After again scoring in the teens in a double-digit loss at Pittsburgh on Saturday — a game that saw quarterback D.J. Uiagalelei benched briefly during the second half — Clemson ranks no better than 115th out of 130 FBS teams in yards and points. The Tigers’ 20 points per game and 321.2 yards per game are on pace for their lowest in Dabo Swinney’s 13-year tenure as head coach.

As Clemson’s play caller, Elliott has been on the receiving end of most of the frustration and criticism from fans. Even former NFL quarterback and analyst Trent Dilfer took a shot at Clemson’s coaches for the development — or lack thereof — of Uiagalelei, who went 12 of 25 with two interceptions against Pitt and ranks in the bottom third among starting quarterbacks nationally in completion percentage (54.8).

Considering Elliott was also on Clemson’s staff when the likes of Tahj Boyd, Deshaun Watson and Trevor Lawrence were excelling behind center, Elliott didn’t think much of that criticism Monday, only offering up a “hm” in response.

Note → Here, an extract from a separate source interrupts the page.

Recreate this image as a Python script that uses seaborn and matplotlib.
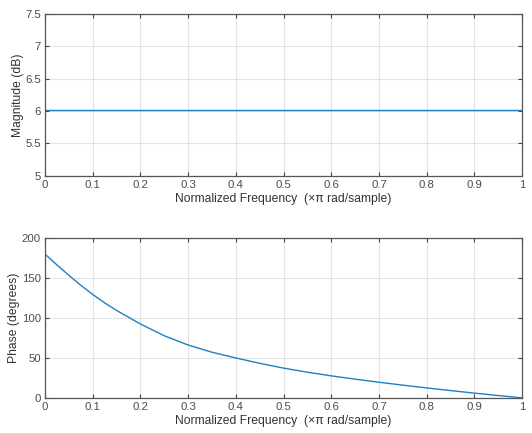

But Elliott empathized with the fans’ frustration while taking his share of responsibility for one of the worst offenses Clemson has fielded in a while.

“I understand they’re frustrated, and I don’t blame them for being frustrated,” he said. “We’re all frustrated because we’re not performing, so I own it. But at the same time, too, I don’t listen to it. I don’t pay attention to it.

“I’m really just focusing on the guys in the arena because, at the end of the day, it’s us that’s going to get us out of this situation.”

As for his message to disgruntled fans…

“What I would say to them is, hey, I respect your opinion. You have a platform for it. And I wish things were not the way they were. But, at the end of the day, I know one thing, that everybody in this building and everybody in this program is working extremely hard trying to persevere through the adversity because we believe that this is going to reveal the true character of the program.”

Elliott noted this sort of struggle isn’t completely new to the Tigers, even if it’s been a while. In 2010, Clemson scored 21 points or fewer six times on its way to averaging 24 points and 334.6 yards. The Tigers won six games that season.

How many Clemson end up getting this season remains to be seen, particularly with the amount of attrition the Tigers are dealing with. Clemson has already lost 14 scholarship players to season-ending injuries, including  offensive lineman Matt Bockhorst (torn ACL), receiver Frank Ladson (groin), receiver/punt returner Will Taylor (torn ACL) and likely tight end Braden Galloway (shoulder).

“All of those people that are upset with me, there was adversity that brought about the success,” Elliott said. “We understand that, and we’re going to stay the course and keep working. And I understand also that I’m accountable. So I’m not running from that. I’m not shying away from that. I’ve got five more games, and then we’ll see kind of where we go. But I’m taking it one game at a time, and we’re working our tail off and trying to do the best we can.”